The opinion cites the U.S. Supreme Court’s 1964 decision in Beck v. State of Ohio where it was held that police—who had received a confidential tip, knew what the suspect looked like, and were aware that the person they were arresting had a criminal record—lacked probable cause to make a warrantless arrest.

At oral argument in Pasadena on Nov. 9, Circuit Judge Andrew D. Hurwitz declared that the fact situation in the matter before the panel was “exactly the facts” in Beck.

Questioning by Hurwitz

Hurwitz engaged in intensive, and at points acerbic, questioning of Larriva’s attorney, Daniel Phillip Barer. Alluding to the detective’s initial appearance at the scene where suspected sales of fireworks were transpiring, he queried:

“Does he have probable cause at that point to arrest the first bald man that he sees?”

He asked later:

“What if he had found five bald men? Could he have arrested all of them?”

Barer had spoken only one word—“reasonable”—when Hurwitz interrupted and declared:

“Your view is that reasonable detectives could have arrested every bald men they saw.”

The lawyer said it would be arguable that they could.

Hurwitz hypothesized that a suspect had been described as a Hispanic, of heavy build, 50-foot, eight-inches in height, and inquired:

“So, could you just look at the criminal records and find all heavy Hispanics, five-foot-eight and arrest them all?”

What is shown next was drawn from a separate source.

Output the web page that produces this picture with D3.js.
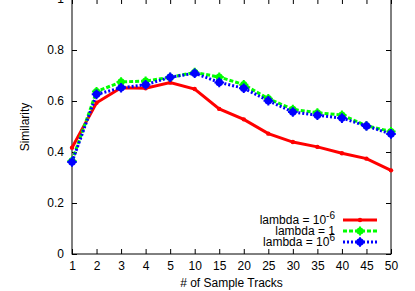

  The judge indicated skepticism as to whether a confidential informant actually existed, given that no mention of such an informant surfaced prior to a deposition of Larriva.

Informant’s Tip Ignored

As it turned out, the tip from the alleged informant was not considered by the panel. A footnote in yesterday’s opinion says:

“Larriva claims that it is uncontested that a confidential informant told him that  he purchased the fireworks at the location at which he first met Sharp from someone  who was ‘bald’ and ‘light-skinned,’ a description that Sharp matched. But. Larriva  did not include the alleged statement either in his police reports or in his report to  the prosecutor who filed charges. Nor did he arrest Sharp, who met that description, when first confronting him at the location where the fireworks were sold. And,  Larriva first disclosed the existence of the alleged statement in his deposition: it is  not supported by any other record evidence….Because we  must take the evidence currently in the record in the light most favorable to Sharp, the alleged statement by the informant plays no role in our decision today.”

Joining Hurwitz on the panel were Ninth Circuit Judge Johnnie Rawlinson and Eighth Circuit Judge Michael J. Melloy, sitting by designation.

The case is Sharp v. Larriva, 17-56362.